Other teachers are pondering similar possibilities, and some have persuaded their schools to add Melville to the curriculum.
Discussions at the institute often gravitate toward how to make Melville's works relevant to all students, not just to the advanced-placement kids.
Ms. Medlock has found that even high-schoolers who read at a fifth-grade level are willing to muddle through significant excerpts of "Moby Dick," once they are hooked on the story. To get her "tech prep" students to that point, she sometimes uses the film starring Gregory Peck.

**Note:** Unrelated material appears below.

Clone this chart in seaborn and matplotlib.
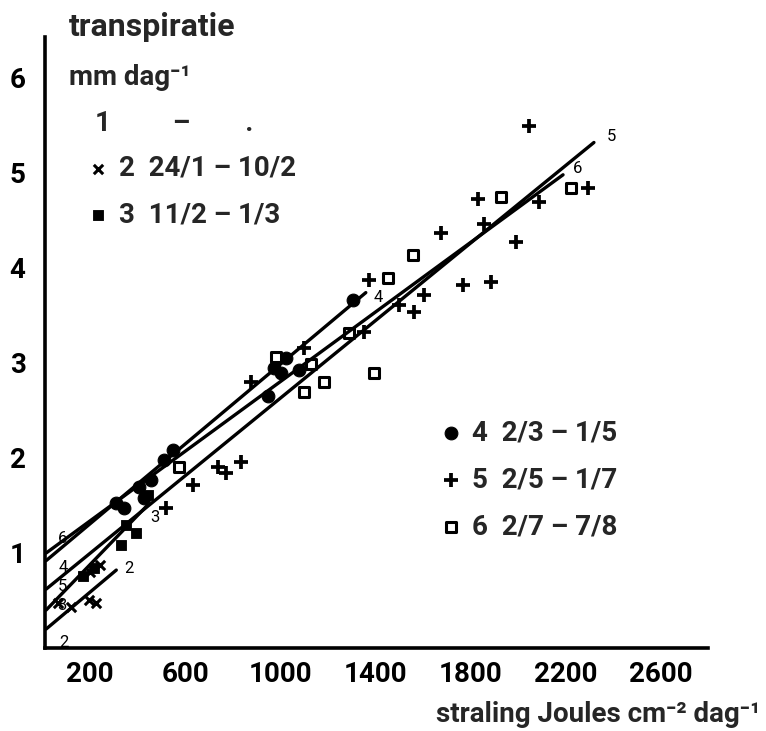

Medlock's style might also help her relate to the teens she teaches: Wearing her hair short and spiky, and on this day sporting a T-shirt with playful Dr. Seuss characters, she says she would like to help her students make a movie of "Benito Cereno." She would coordinate with the social studies teacher, and for each decision, students would have to make persuasive arguments to her (the "producer").
Jeanne Foy, the Alaskan correspondence teacher, says she wants to use the same story to examine 19th-century racial issues.
Even after just a week together on campus, the teachers are starting to form mentoring relationships. And the seminar is prompting them to reflect on why they chose their profession.
"[Being here] renews my faith in teaching," Medlock says, "and helps me know I'm not alone."